La Réforme, animée par Luther et Calvin, introduisit de nouvelles perspectives en distinguant plus nettement la légalité de la moralité. Car, dans la Réforme aussi, on retrouve une référence à l’impôt : le refus des indulgences s’assimilait à un refus des pardons tarifés, comme l’impôt. Pourtant, les fondateurs du Protestantisme ne s’exprimèrent pas en faveur des contribuables, puisque selon ces penseurs, la légalité de l’impôt en fondait la légitimité. Le consentement contraint des contribuables était un attribut de la souveraineté.
Le siècle des Lumières introduisit de nouvelles dimensions dans le sens d’une meilleure équité fiscale. L’idée de l’absolutisme fiscal se dissipa au profit du caractère bilatéral de l’impôt. Ce dernier n’est légitime qu’à condition d’être consenti par les individus et d’avoir comme contrepartie la protection de leur vie, de leurs libertés et de leurs biens.
Cette idée fut véhiculée tant par Montesquieu qu’Adam Smith pour qui les fonctions de l’État étaient limitatives. Selon ce dernier, fondateur du libéralisme, les tâches de l’État sont résiduelles et les citoyens ne sont tenus à supporter les dépenses publiques que selon les avantages que leur procure l’État.
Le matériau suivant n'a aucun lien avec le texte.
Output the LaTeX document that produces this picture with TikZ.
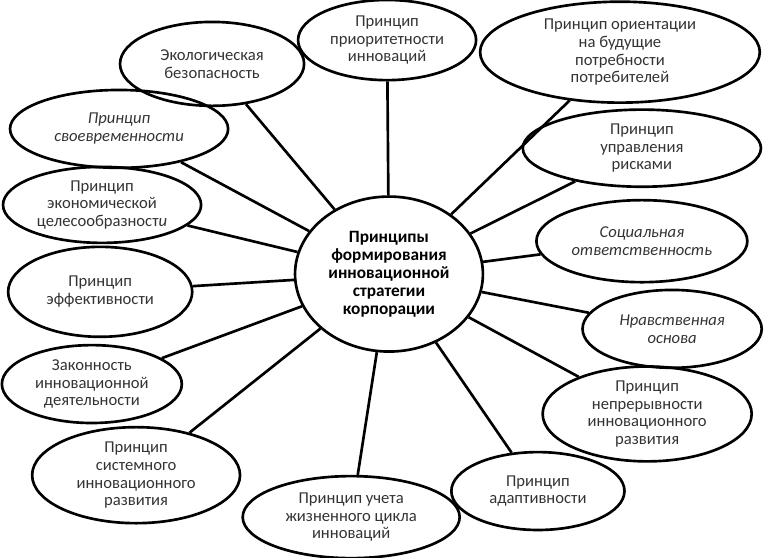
\documentclass[tikz,border=0pt]{standalone}
\usepackage{fontspec}
\setmainfont{Carlito}
\usetikzlibrary{shapes.geometric}

\begin{document}
\begin{tikzpicture}[font=\fontsize{12.5}{13.4}\selectfont,
  idea/.style={draw, ellipse, line width=2pt, align=center, inner sep=0pt, text=black!80},
  core/.style={draw, ellipse, line width=2pt, align=center, inner sep=0pt,
    font=\fontsize{13}{13.6}\selectfont\bfseries},
  link/.style={line width=2pt}]

\useasboundingbox (0,0) rectangle (20.29,-14.76);

% =================================================================================
% CENTRE
% =================================================================================
\node[core, minimum width=4.97cm, minimum height=4.10cm] (core) at (10.29,-7.25)
  {Принципы\\формирования\\инновационной\\стратегии\\корпорации};

% =================================================================================
% RING: clockwise from the top
% =================================================================================
\node[idea, minimum width=4.71cm, minimum height=2.12cm] (prio) at (10.24,-1.06)
  {Принцип\\приоритетности\\инноваций};
\node[idea, minimum width=7.40cm, minimum height=2.67cm] (orient) at (16.40,-1.38)
  {Принцип ориентации\\на будущие\\потребности\\потребителей};
\node[idea, minimum width=6.30cm, minimum height=2.04cm] (risk) at (16.98,-3.92)
  {Принцип\\управления\\рисками};
\node[idea, minimum width=5.58cm, minimum height=2.17cm] (social) at (16.98,-6.38)
  {\itshape Социальная\\\itshape ответственность};
\node[idea, minimum width=4.74cm, minimum height=2.06cm] (moral) at (17.78,-8.70)
  {\itshape Нравственная\\\itshape основа};
\node[idea, minimum width=5.53cm, minimum height=2.51cm] (contin) at (17.12,-10.95)
  {Принцип\\непрерывности\\инновационного\\развития};
\node[idea, minimum width=4.58cm, minimum height=2.06cm] (adapt) at (14.23,-12.99)
  {Принцип\\адаптивности};
\node[idea, minimum width=5.74cm, minimum height=2.17cm] (cycle) at (9.29,-13.68)
  {Принцип учета\\жизненного цикла\\инноваций};
\node[idea, minimum width=5.50cm, minimum height=2.54cm] (system) at (3.60,-12.57)
  {Принцип\\системного\\инновационного\\развития};
\node[idea, minimum width=4.76cm, minimum height=2.06cm] (legal) at (2.43,-10.16)
  {Законность\\инновационной\\деятельности};
\node[idea, minimum width=4.87cm, minimum height=2.38cm] (effic) at (2.65,-7.72)
  {Принцип\\эффективности};
\node[idea, minimum width=5.24cm, minimum height=2.01cm] (econ) at (2.70,-5.42)
  {Принцип\\экономической\\целесообразност\textit{и}};
\node[idea, minimum width=5.77cm, minimum height=2.06cm] (timely) at (3.15,-3.41)
  {\itshape Принцип\\\itshape своевременности};
\node[idea, minimum width=4.87cm, minimum height=2.22cm] (ecol) at (5.61,-1.69)
  {Экологическая\\безопасность};

% spokes
\foreach \n in {prio, orient, risk, social, moral, contin, adapt,
                cycle, system, legal, effic, econ, timely, ecol}
  \draw[link] (core) -- (\n);

\end{tikzpicture}
\end{document}
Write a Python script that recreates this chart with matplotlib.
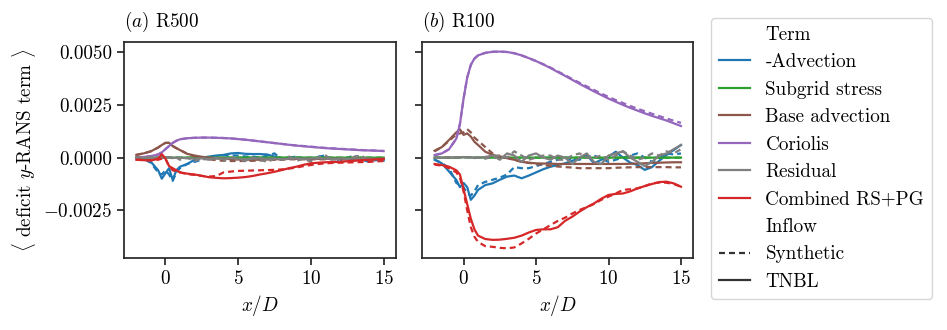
import matplotlib
matplotlib.use("Agg")
import matplotlib.pyplot as plt
from matplotlib.lines import Line2D
import numpy as np

plt.rcParams["font.family"] = "serif"
plt.rcParams["font.serif"] = ["cmr10", "DejaVu Serif"]
plt.rcParams["mathtext.fontset"] = "cm"
plt.rcParams["axes.formatter.use_mathtext"] = True
plt.rcParams["font.size"] = 13.75

SCALE = 1e-4
DASH = (2.7, 1.8)

x_d = [-2, -1.5, -1, -0.5, -0.25, 0, 0.25, 0.5, 0.75, 1, 1.5, 2, 2.5, 3, 3.5, 4, 4.5, 5, 5.5,
       6, 6.5, 7, 7.5, 8, 8.5, 9, 9.5, 10, 10.5, 11, 11.5, 12, 12.5, 13, 13.5, 14, 14.5, 15]

terms = ["-Advection", "Subgrid stress", "Base advection", "Coriolis", "Residual", "Combined RS+PG"]
term_colors = ["#1f77b4", "#2ca02c", "#8c564b", "#9467bd", "#7f7f7f", "#d62728"]
inflows = ["Synthetic", "TNBL"]

# ---- R500 ----
r500_adv_syn = [0, -0.5, -2.5, -7, -8, -6, -8, -11, -7, -5, -3, -2, -1, 0, 0.5, 1, 1, 1, 0.5,
                0.5, 0, 1, 2, -1, 0, 0.5, -0.5, -1, 0.5, 1, -1, -2, 0, 1, -1, -2, -1, -1]
r500_adv_tnbl = [0, -0.5, -2, -6, -10, -7.4, -5, -10.6, -6, -4.3, -3, -1, 0, 0.5, 1, 1.3, 2, 2.2, 1.8,
                 1.7, 1.7, 1.5, 0.5, -0.2, 0, 0, -0.2, -0.2, 0, 0, -0.2, -0.3, -0.4, -0.5, -0.8, -1, -1.2, -1.4]
r500_sgs_syn = [0, 0, 0, 0, 0.1, 0.1, 0.1, 0, 0, 0, 0, 0, 0, 0, 0, 0, 0, 0, 0,
                0, 0, 0, 0, 0, 0, 0, 0, 0, 0, 0, 0, 0, 0, 0, 0, 0, 0, 0]
r500_sgs_tnbl = [0, 0, 0, 0, 0.1, 0.1, 0.1, 0, 0, 0, 0, 0, 0, 0, 0, 0, 0, 0, 0,
                 0, 0, 0, 0, 0, 0, 0, 0, 0, 0, 0, 0, 0, 0, 0, 0, 0, 0, 0]
r500_base_syn = [1.3, 2, 3, 4.8, 6, 7, 7, 5.5, 4.5, 3.6, 1.8, 0.6, -0.2, -0.8, -1.2, -1.5, -1.6, -1.6, -1.6,
                 -1.5, -1.4, -1.2, -1, -0.9, -0.8, -0.8, -0.8, -0.8, -0.8, -0.8, -0.8, -0.8, -0.8, -0.8, -0.8, -0.8, -0.8, -0.8]
r500_base_tnbl = [1.3, 2, 3, 4.8, 6, 7, 7, 5.5, 4.5, 3.6, 1.8, 1, 0.4, 0, -0.3, -0.5, -0.7, -0.9, -1,
                  -1, -1, -0.9, -0.8, -0.7, -0.6, -0.6, -0.6, -0.6, -0.6, -0.6, -0.6, -0.6, -0.6, -0.6, -0.6, -0.6, -0.6, -0.6]
r500_cor_syn = [0, 0.3, 0.7, 1.5, 2.5, 4, 5.5, 7, 8, 8.7, 9.2, 9.4, 9.5, 9.5, 9.4, 9.3, 9.1, 8.8, 8.5,
                8.1, 7.7, 7.3, 6.9, 6.5, 6.1, 5.8, 5.5, 5.2, 4.9, 4.6, 4.4, 4.2, 4.0, 3.8, 3.6, 3.5, 3.3, 3.2]
r500_cor_tnbl = [0, 0.3, 0.7, 1.5, 2.5, 4, 5.5, 7, 8, 8.7, 9.2, 9.4, 9.5, 9.5, 9.4, 9.3, 9.1, 8.8, 8.5,
                 8.1, 7.7, 7.3, 6.9, 6.5, 6.1, 5.7, 5.4, 5.1, 4.8, 4.5, 4.3, 4.1, 3.9, 3.7, 3.5, 3.4, 3.3, 3.1]
r500_res_syn = [0, 0, 0.2, 0, -0.2, 0, 0.2, -0.5, 0, -1, 0, -1.5, -0.5, -1, 0, -1.5, 0.5, -1, -1.5,
                0, -1, -2, -0.5, -1, 0.5, -1.5, -0.5, -2, 0, 1, -1, -0.5, -1, 0.5, 1, -2, -0.5, -1]
r500_res_tnbl = [0, 0, 0, 0, 0, 0, 0.2, -0.2, 0, 0, -0.3, -0.5, -0.3, -0.6, -0.4, -0.5, -0.3, -0.5, -0.8,
                 -0.5, -0.3, -0.6, -0.4, -0.7, -0.5, -0.3, -0.6, -0.4, -0.3, -0.5, -0.6, -0.4, -0.5, -0.3, -0.5, -0.4, -0.6, -0.5]
r500_comb_syn = [-1, -1.1, -1.2, -1, -0.5, -0.5, -4, -6, -6.5, -7, -7.8, -8.2, -8.7, -9, -8.7, -7, -6.6, -6.3, -6.2,
                 -6.1, -6, -5.9, -5.8, -5.6, -5.2, -4.7, -4, -3.5, -3, -2.7, -2.5, -2.4, -2.3, -2.2, -2.1, -2, -1.8, -1.6]
r500_comb_tnbl = [-1, -1.2, -1.4, -0.5, 1.7, -0.5, -4, -5, -6, -7, -7.6, -8, -8.6, -9.3, -9.6, -9.8, -9.7, -9.5, -9.2,
                  -8.7, -8, -7.4, -6.7, -5.9, -5, -4.3, -3.4, -2.7, -2.4, -2.2, -2.1, -2, -1.7, -1.5, -1.2, -1, -0.8, -0.6]

# ---- R100 ----
r100_adv_syn = [-1, -2.5, -5, -12, -13, -14, -17, -18, -16, -13, -11.5, -10.5, -9.5, -8, -4.5, -5, -5, -4, -3,
                -2, -1, 0, -1, -1, 0.5, 1, -0.5, -2, -1, 0, 1, 2, 0, -2, -0.5, 2, 1.5, 2]
r100_adv_tnbl = [-1, -2.7, -6.6, -10.6, -14, -12, -14, -20, -18, -15.3, -13, -12.2, -10.5, -9, -8.5, -9.8, -8.5, -7, -5.5,
                 -4.3, -3.5, -2.7, -1.5, -0.3, 1.3, -2.7, -1, 0.5, 2.8, 0, -2.4, -3.5, -5.8, -4.5, -1.5, 1.3, 3.6, 6]
r100_sgs_syn = [0, 0, 0, 0, 0.1, 0.2, 0.2, 0.1, 0, 0, 0, 0, 0, 0, 0, 0, 0, 0, 0,
                0, 0, 0, 0, 0, 0, 0, 0, 0, 0, 0, 0, 0, 0, 0, 0, 0, 0, 0]
r100_sgs_tnbl = [0, 0, 0, 0, 0.1, 0.2, 0.2, 0.1, 0, 0, 0, 0, 0, 0, 0, 0, 0, 0, 0,
                 0, 0, 0, 0, 0, 0, 0, 0, 0, 0, 0, 0, 0, 0, 0, 0, 0, 0, 0]
r100_base_syn = [3, 5, 8, 11, 11.5, 12, 13.5, 12, 9.5, 8, 5, 2, 0.5, 0, -1, -2, -2.5, -3, -3.5,
                 -4, -4.2, -4.5, -4.7, -5, -5, -5, -5, -5, -4.8, -4.7, -4.6, -4.5, -4.5, -4.5, -4.5, -4.5, -4.6, -4.6]
r100_base_tnbl = [3.3, 5, 8.4, 12, 13.4, 10.8, 11.5, 10, 7.5, 6, 2.8, 1.3, 0.5, -0.3, -1, -2, -2.4, -2.7, -2.8,
                  -2.9, -3, -3, -3, -3, -3, -3, -3, -3, -3, -3, -2.9, -2.8, -2.7, -2.5, -2.4, -2.3, -2.2, -2.2]
r100_cor_syn = [1.2, 2, 4, 9, 16, 28, 38, 44, 47, 48.5, 49.7, 50.2, 50.3, 50.1, 49.5, 48.5, 47.2, 45.8, 44.3,
                42.7, 40.9, 39.1, 37.3, 35.5, 33.8, 32.1, 30.4, 28.8, 27.3, 25.9, 24.5, 23.2, 22, 20.8, 19.7, 18.6, 17.5, 16.5]
r100_cor_tnbl = [1.2, 2, 4, 9, 16, 28, 38, 44, 47, 48.5, 49.7, 50.2, 50.3, 50.1, 49.5, 48.5, 47.2, 45.8, 44.2,
                 42.5, 40.6, 38.8, 36.9, 35, 33.2, 31.4, 29.7, 28, 26.5, 25, 23.6, 22.3, 21, 19.8, 18.7, 17.6, 16.3, 15]
r100_res_syn = [0, 0, 0.2, 0, 0.2, 0, 0.3, 0, 0.2, 0, -0.5, 0.5, 1, 0, 3, 1, -1, 0, 1,
                1, -1, -1, 1, 2, 0, 0, 1, -1, 1, 3, 1, -1, 0, 2, 1, 3, 2, 4]
r100_res_tnbl = [0, 0, 0, 0.2, 0, 0.3, 0, 0.2, -0.2, 0, 0.3, 1, -1, 2, 1, -2, 1, 2, 0,
                 -1, 1, 0, -3, 0, 2, -2, -3, 1, 2, 3, 0, -2, -4, -2, 1, 2, 4, 6]
r100_comb_syn = [-3.3, -3.8, -5, -7, -9.5, -16, -25, -33, -37.5, -40, -42, -42.3, -42.8, -43, -42.6, -40.7, -38.5, -36, -34,
                 -32, -30, -28.5, -26.5, -24.8, -23.5, -22, -20, -18.5, -17, -15.3, -15, -14.6, -13.5, -12.2, -11.8, -11.9, -12.5, -13.8]
r100_comb_tnbl = [-3, -3.5, -4.3, -6, -8, -15, -22, -29, -34, -37, -38.6, -39, -38.9, -38.5, -38, -37, -35.5, -34.3, -34,
                  -34, -33, -30, -28, -25.6, -23.5, -21.7, -19.5, -17.7, -17.2, -17, -16, -14.6, -13.5, -12.5, -11.6, -11.4, -12.2, -13.8]

panels = [
    ("$(a)$ R500", [(r500_adv_syn, r500_adv_tnbl), (r500_sgs_syn, r500_sgs_tnbl),
                    (r500_base_syn, r500_base_tnbl), (r500_cor_syn, r500_cor_tnbl),
                    (r500_res_syn, r500_res_tnbl), (r500_comb_syn, r500_comb_tnbl)]),
    ("$(b)$ R100", [(r100_adv_syn, r100_adv_tnbl), (r100_sgs_syn, r100_sgs_tnbl),
                    (r100_base_syn, r100_base_tnbl), (r100_cor_syn, r100_cor_tnbl),
                    (r100_res_syn, r100_res_tnbl), (r100_comb_syn, r100_comb_tnbl)]),
]

fig = plt.figure(figsize=(9.47, 3.3), dpi=100)
ax_a = fig.add_axes([0.1309, 0.2182, 0.2873, 0.6536])
ax_b = fig.add_axes([0.4459, 0.2182, 0.2862, 0.6536], sharey=ax_a)

x = np.array(x_d)
for ax, (title, series) in zip([ax_a, ax_b], panels):
    for color, (syn, tnbl) in zip(term_colors, series):
        ax.plot(x, np.array(syn) * SCALE, color=color, lw=1.6, ls="--", dashes=DASH)
        ax.plot(x, np.array(tnbl) * SCALE, color=color, lw=1.6, ls="-")
    ax.set_title(title, loc="left", fontsize=13.75, pad=11)
    ax.set_xlabel("$x/D$")
    ax.set_xticks([0, 5, 10, 15])
    for s in ax.spines.values():
        s.set_color("#262626")
        s.set_linewidth(1.25)
    ax.tick_params(color="#262626", width=1.25, length=5)

ax_a.set_ylim(-0.00476, 0.00547)
ax_a.set_yticks([-0.0025, 0.0, 0.0025, 0.005])
ax_a.yaxis.set_major_formatter(matplotlib.ticker.FuncFormatter(
    lambda v, p: ("$-$" if v < 0 else "") + f"{abs(v):.4f}"))
ax_a.set_ylabel(r"$\langle$ deficit $y$-RANS term $\rangle$")
plt.setp(ax_b.get_yticklabels(), visible=False)

# legend, seaborn style with sub-titles
blank = Line2D([], [], color="none")
handles = [blank] + [Line2D([], [], color=c, lw=1.6) for c in term_colors] + [blank] + \
          [Line2D([], [], color="#333333", lw=1.6, ls="--", dashes=DASH), Line2D([], [], color="#333333", lw=1.6)]
labels = ["Term"] + terms + ["Inflow"] + inflows
leg = fig.legend(handles, labels, loc="upper left", bbox_to_anchor=(711 / 947, 1 - 18 / 330),
                 borderaxespad=0, handlelength=1.65, frameon=True, fancybox=True, borderpad=0.4,
                 labelspacing=0.5, handletextpad=0.8)
leg.get_frame().set_edgecolor("#cccccc")

fig.savefig("out.png", dpi=100)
Dans la vision libérale, l’impôt est un échange, à l’opposé des théories socialistes selon lesquelles il convient de redistribuer les revenus et les richesses afin d’accomplir les réformes sociales.
Et puis, il y a eu, bien sûr, les théories totalitaires et sacrificielles, tels le Marxisme et la National-socialisme, selon lesquelles l’État est un être supérieur à l’individu, c’est-à-dire un corps doté d’une vie propre qui l’exonère de toute justification de l’impôt
L’impôt a revêtu des significations très différentes dans l’histoire. Il fut, tout d’abord, un indice de sujétion et d’asservissement. Il acquit ensuite un caractère commutatif, c’est-à-dire qu’il ne devint légitime qu’à la condition d’avoir des contreparties satisfaisantes. Ce n’est qu’au cours du 20e siècle que l’impôt est devenu un outil de réaménagement des richesses nationales. Au cours des prochaines années, une question fondamentale va conditionner la fiscalité des personnes physiques : selon quel gradient l’impôt doit-il conserver son caractère d’outil de solidarité ou doit-il, au contraire, revêtir un rôle de stimulant, selon l’optique des pays anglo-saxons ? Doit-il être moral ou une sanction pénale, redistributif ou incitatif ? Ces questions sont sans réponses définitives. Elles sont posées depuis des milliers d’années.